火力発電の増強対策などを進めたものの、「これ以上の大幅な積み上げは難しい」(同社幹部)というのが実情だ。
政府は今夏、原発の稼働停止に伴う電力不足対策として、計画停電の仕組みを関西、北海道、四国、九州の4電力管内に導入。気温の上昇による冷房需要の増加などで需要が供給力を上回る恐れが高まれば、大規模停電を未然に防ぐため、政府が警報を発令して地域ごとに電力を停止することにした。
ただ、政府内では「冬の北海道での計画停電は人命に関わり、セーフティーネットにならない」(政府幹部)と、夏場の計画停電よりも危険性が高いと導入を見送る。
一方、北海道電の電力需給が綱渡りの状況は変わらない。このため、政府は、数値付き節電目標の導入も議論の対象にする。

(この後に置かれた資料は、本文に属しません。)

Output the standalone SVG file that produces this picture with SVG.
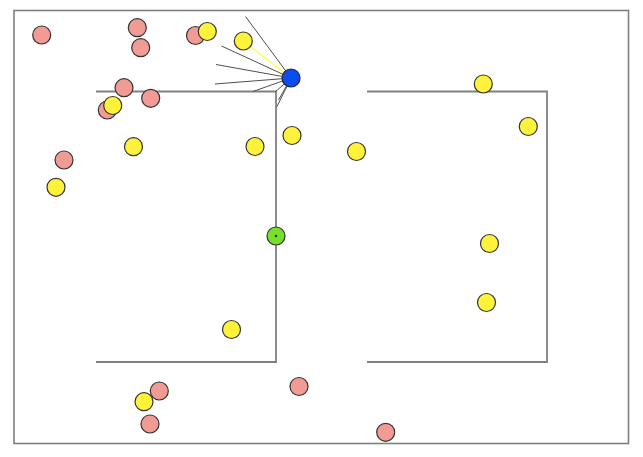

11日には、経済産業省を訪れた北海道の高橋はるみ知事が枝野幸男経産相に対し、道内で冬の電力需給が逼迫する事態に備え、正確な需給予測に基づく安定供給対策を早期に講じるよう求める緊急要望書を提出。知事は冬の電力不足が暖房、道路の融雪に及ぼす影響を挙げ、「まさに命の問題だ」と強調した。経産相は「地元としっかり連携したい。影響は夏以上だ」と危機感を示した。